Поток писем, телеграмм и цветов был гораздо масштабнее, чем пять лет назад (в общей сложности около трех сотен). Я рад, что мир испытывает ко мне уважение (честно говоря, крайне странное), и немало тех, чью расположенность я чувствую. Все, что мне остается – печатные благодарности, которые я рассылаю в огромном количестве. Но среди множества писем были и невероятно трогательные, даже захватывающие поздравления. Приехали моя сестра и Элла4, они гостят у нас до сих пор.

Базель отказался от участия в празднике. Здесь в счет идут – что очень разумно – лишь десятилетия, а не пятилетия.

Восхитительное приглашение в Принстон, достойное Вас. Америка показывает себя с лучшей стороны. Но в роли собеседника придется смириться с господином Вальтером Кауфманом. Полагаю, Вы не уступите его рационализму и софизму. После этого он, как правило, умолкает. Его невозможно переубедить, потому что у него нет никаких убеждений, одни позиции.

Ваши эссе5 я до сих пор не прочитал. До конца февраля я был связан строгими сроками по моей «Атомной бомбе», и мне не оставалось ничего, кроме как закончить работу. Вчера наконец-то я отправил рукопись. Только что удостоверился по телефону, что ее получили в Мюнхене. К сожалению, боюсь, для Пипера она слишком обширна. Посмотрим. Страницы рукописи, которые я хотел отправить Вам прежде, так до сих пор и не отправлены. Я вычеркнул одно-единственное предложение, произнесенное в нашей беседе. И весь текст потерял любую конкретную связь с нашим разговором, не продолжает его, но обращен ко «всеобщему». Прикладываю к письму вычеркнутые строки6.

Теперь Вы работаете над «Великими философами». И на что Вы согласились! Конечно, Вы, в своей манере, отнесетесь к делу крайне серьезно и обеспечите себя гораздо большим объемом работы, чем предполагали. Пожалуйста, бросьте эту работу, если пропадет желание ей заниматься. Я буду с радостью думать о книге, только если наш импульс будет един: открыть великих мыслителей тем читателям, которые стремятся мыслить. Я убежден, Ваше предисловие поможет книге найти свою аудиторию в Америке, если это вообще возможно. Мы верим, что там есть те, кто пока не успел высказаться. В Германии книга стала довольно популярна (распроданы 4000 экземпляров, при тираже в 6000). В Америке до сих пор лишь одна моя книга имела у покупателей настоящий успех: «Разум и экзистенция»7, выпущенная Noonday Press, переведена – очевидно крайне удачно – Эрлом.

Как замечательно, что Вы приедете.

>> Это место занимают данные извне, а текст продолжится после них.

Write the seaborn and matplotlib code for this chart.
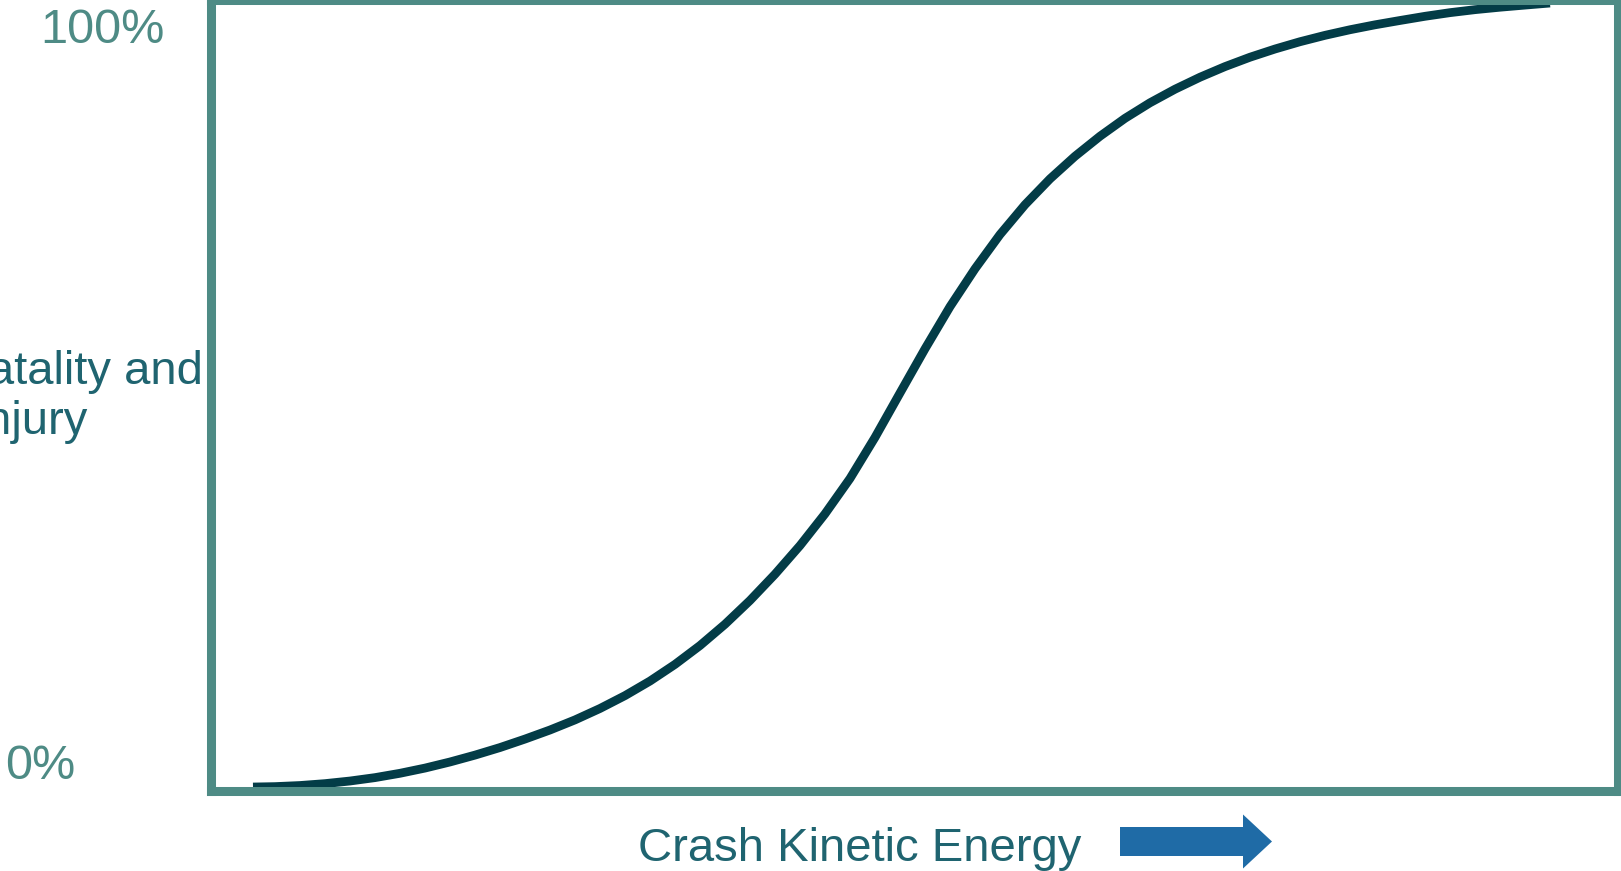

Мы ждем Вас 12 июля – и до этой даты пара визитов из Цюриха. Оставайтесь столько, сколько Вам будет угодно. Если Вы хотите оказаться в Америке 1 августа и до этого поговорить с Мангеймом в Париже, то, вероятно, Вы могли бы остаться у нас до 24-го, а может быть и дольше. У нас, как Вам уже известно, всегда есть чем заняться. Я могу беседовать в строго ограниченные часы. Книга об атомной бомбе, надеюсь, к тому времени уже выйдет. Публикация запланирована на июнь.

Передайте привет Генриху! Благодарю его за поздравления8.

Сердечно

Ваш Карл Ясперс


1. Беверли Вудворд.

2. Имеется в виду рекомендация для Беверли Вудворд, см. п. 221.

3. Пс. 90, 10.

4. Элла Майер.

5. См. п. 214, прим. 3.

6. Вычеркнутые строки посвящены бессмысленности границ коммуникации.

7. Jaspers K. Reason and Existenz. Five Lectures trans. with an Introduction by William Earle, New York, 1955; Ясперс К. Разум и экзистенция. М.: Канон+, 2013.